Le due figure materne del film, contrapposte, ci danno la misura della condizione femminile sotto il peso del clericalismo imperante. Da un lato Maddalena, madre di Ettore (Anna Caterina Antonacci), è intenta a una fanatica caccia al peccato, dall’altro Susanna, madre di Aldo (Rita Bosello), rifiuta la condanna del figlio e cerca di capirlo. Quest’ultima, fiera e dignitosa durante il processo e di fronte alla condanna di Aldo a 9 anni di carcere, interpreta in silenzio il dubbio, la rivolta e la pietà. La donna, che nel film vediamo vestita di nero, è dalla parte del figlio e cammina a testa alta, con orgoglio.

La madre di Ettore invece, fa appello a padre Pio e alla Madonna, ma non esita a distruggere la salute mentale del figlio.

Un personaggio immaginario ma attendibile, Ennio Scribani, è il cronista del l’Unità interpretato da Elio Germano.
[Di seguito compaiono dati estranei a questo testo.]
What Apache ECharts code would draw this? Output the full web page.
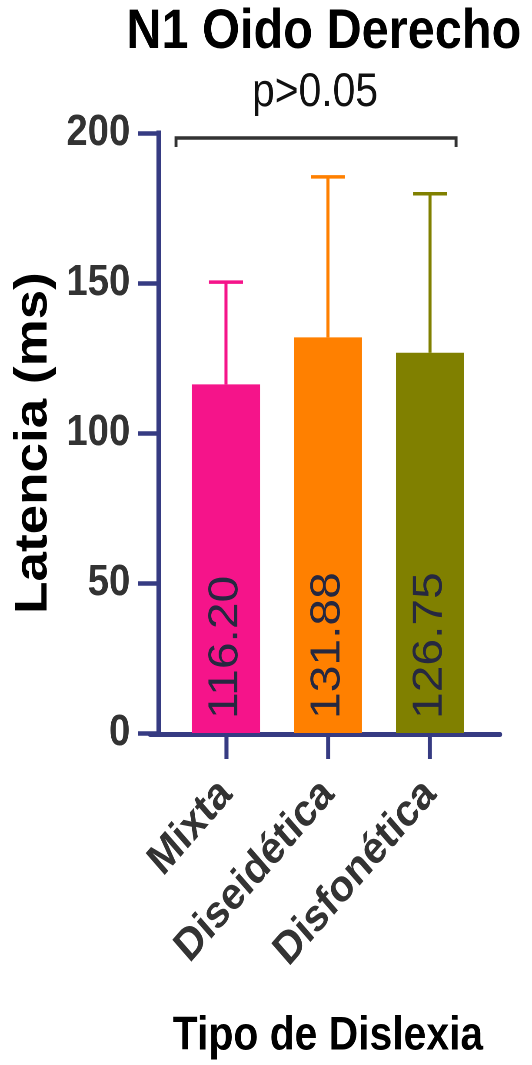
<!DOCTYPE html>
<html>
<head>
<meta charset="utf-8">
<title>N1 Oido Derecho</title>
<script src="https://cdn.jsdelivr.net/npm/echarts@6/dist/echarts.min.js"></script>
<style>
  html, body { margin: 0; padding: 0; background: #fff; overflow: hidden; }
  /* The chart is laid out on a wider canvas and squeezed horizontally,
     which gives the narrow lettering of the figure. */
  #chart {
    width: 612px; height: 1065px;
    transform: scaleX(0.86928); transform-origin: 0 0;
  }
</style>
</head>
<body>
<div id="chart"></div>
<script>
// Data
const categories = ['Mixta', 'Diseidética', 'Disfonética'];
const means = [116.20, 131.88, 126.75];
const sds = [34.1, 53.5, 53.0];
const barColors = ['#F5148A', '#FF8000', '#808000'];
const yTicks = [0, 50, 100, 150, 200];
const titleText = 'N1 Oido Derecho';
const pText = 'p>0.05';

const FONT = '"Liberation Sans", Arial, Helvetica, sans-serif';
const AXIS = '#363B82';

const chart = echarts.init(document.getElementById('chart'), null, { devicePixelRatio: 2 });

chart.setOption({
  animation: false,
  backgroundColor: '#fff',
  grid: [
    { left: 201.3, right: 58.7, top: 133, bottom: 331 },
    { left: 172.6, right: 36.8, top: 133, bottom: 331 }
  ],
  xAxis: [
    {
      gridIndex: 0,
      type: 'category',
      data: categories,
      axisLine: { show: false },
      axisTick: { show: true, alignWithLabel: true, length: 26, lineStyle: { color: AXIS, width: 4.6 } },
      axisLabel: {
        interval: 0, rotate: 45, margin: 54, padding: [12, 0, 0, 0],
        fontSize: 45, fontWeight: 'bold', color: '#333', fontFamily: FONT
      },
      name: 'Tipo de Dislexia',
      nameLocation: 'middle',
      nameGap: 280,
      nameTextStyle: { fontSize: 47, fontWeight: 'bold', color: '#000', fontFamily: FONT }
    },
    {
      // long baseline under the bars
      gridIndex: 1,
      type: 'value', min: 0, max: 1,
      axisLine: { show: true, onZero: false, lineStyle: { color: AXIS, width: 5 } },
      axisTick: { show: false },
      axisLabel: { show: false },
      splitLine: { show: false }
    }
  ],
  yAxis: [
    {
      gridIndex: 0,
      type: 'value',
      min: yTicks[0], max: yTicks[yTicks.length - 1], interval: yTicks[1] - yTicks[0],
      offset: 19.5,
      axisLine: { show: true, lineStyle: { color: AXIS, width: 5, cap: 'square' } },
      axisTick: { show: true, length: 23, lineStyle: { color: AXIS, width: 4.5 } },
      axisLabel: { margin: 32, fontSize: 44, fontWeight: 'bold', color: '#333', fontFamily: FONT },
      splitLine: { show: false },
      name: 'Latencia (ms)',
      nameLocation: 'middle',
      nameRotate: 90,
      nameGap: 116,
      nameTextStyle: { fontSize: 53, fontWeight: 'bold', color: '#000', fontFamily: FONT, padding: [0, 20, 0, 0] }
    },
    { gridIndex: 1, type: 'value', min: 0, max: 1, show: false }
  ],
  series: [
    {
      type: 'custom',
      xAxisIndex: 0, yAxisIndex: 0,
      z: 1,
      data: categories.map((c, i) => [i, means[i], means[i] + sds[i]]),
      encode: { x: 0, y: 2 },
      renderItem: function (params, api) {
        const i = api.value(0);
        const base = api.coord([i, api.value(1)]);
        const top = api.coord([i, api.value(2)]);
        const half = api.size([1, 0])[0] * 0.333 / 2;
        const color = barColors[i];
        return {
          type: 'group',
          children: [
            { type: 'line', shape: { x1: base[0], y1: base[1], x2: top[0], y2: top[1] },
              style: { stroke: color, lineWidth: 3.5 } },
            { type: 'line', shape: { x1: top[0] - half, y1: top[1], x2: top[0] + half, y2: top[1] },
              style: { stroke: color, lineWidth: 3.5 } }
          ]
        };
      }
    },
    {
      type: 'bar',
      xAxisIndex: 0, yAxisIndex: 0,
      z: 2,
      barWidth: '66.7%',
      data: means.map((v, i) => ({ value: v, itemStyle: { color: barColors[i] } })),
      label: {
        show: true,
        position: 'insideBottom',
        rotate: 90,
        align: 'left',
        verticalAlign: 'middle',
        distance: 14,
        formatter: p => p.value.toFixed(2),
        fontSize: 48,
        color: '#262840',
        fontFamily: FONT
      }
    }
  ],
  graphic: [
    {
      type: 'text', x: 372.5, y: 32.5,
      style: { text: titleText, align: 'center', verticalAlign: 'middle',
               font: 'bold 56px ' + FONT, fill: '#000' }
    },
    {
      type: 'text', x: 362.4, y: 93,
      style: { text: pText, align: 'center', verticalAlign: 'middle',
               font: '47px ' + FONT, fill: '#111' }
    },
    {
      // comparison bracket across the three groups
      type: 'polyline',
      shape: { points: [[202.5, 147], [202.5, 138], [524.6, 138], [524.6, 147]] },
      style: { stroke: '#333', lineWidth: 3.4, fill: null }
    }
  ]
});
</script>
</body>
</html>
Incaricato di seguire il caso e sempre più convinto dell’assurdità delle accuse, scrive un articolo vibrante e combattivo che suscita molti consensi. Non piace però al caporedattore (Giovanni Visentin), tutto calato nel moralismo di stampo stalinista, che alligna ancora nel Pci. Considera gli “invertiti”, come erano chiamati gli omosessuali, un tema pericoloso. L’episodio evidenzia la sordità che coinvolse in quegli anni perfino un giornale come il quotidiano comunista, in prima fila per i diritti. E Scribani non può continuare a scrivere, perderà il posto.

In tribunale si svolge la parte più incisiva e significativa di una narrazione che ha ritmi diversi. Agli interrogatori settari e concitati (tratti dagli atti) si oppone la tranquillità dell’imputato e di Ettore, testimone. I due si sentono innocenti, rivendicano il diritto alla privacy del loro rapporto, che non offende nessuno.

Il silenzio che Braibanti oppone all’inizio ai giudici, non deve stupire. La parola non serve. La colpa non esiste. Ed Ettore, benché prostrato dal trattamento psichiatrico, riesce a spiegare che la colpa non c’è, c’è la luce, la poesia che gli ha insegnato il maestro e grazie alla quale poi troverà nuova pace nell’arte.

Il regista Gianni Amelio

Amelio si avvale di ottimi attori. Lo Cascio interpreta bene la mitezza apparente di Braibanti, che è come una lama contro la visione oscurantista del mondo.

Il lucido attacco finale ai giudici (tutti intrisi ancora dalla formazione fascista) trasforma l’imputato in accusatore di tutto il sistema repressivo e della cappa di perbenismo che soffoca il Paese. Il giovane attore Maltese centra con indovinata naturalezza l’ingenuità e il turbamento di Ettore. Germano, di cui è nota la maestria nei più vari ruoli, simboleggia con il giornalista il coraggio di affrontare ogni rischio per la verità.

Il film di Amelio la dice tutta sull’intolleranza, è una occasione preziosa per riflettere sulla libertà, sempre in pericolo. È rivolto all’oggi, a tutti i pregiudizi, di genere, di etnia e di qualsiasi tipo ancora presenti. È un inno al valore di una visione laica della società e dei costumi. In una recente intervista, proprio parlando del suo Il Signore delle formiche il regista invita i giovani a rispettare l’essere umano. Ognuno deve dire a testa alta io sono. Anche omosessuali si è. E basta.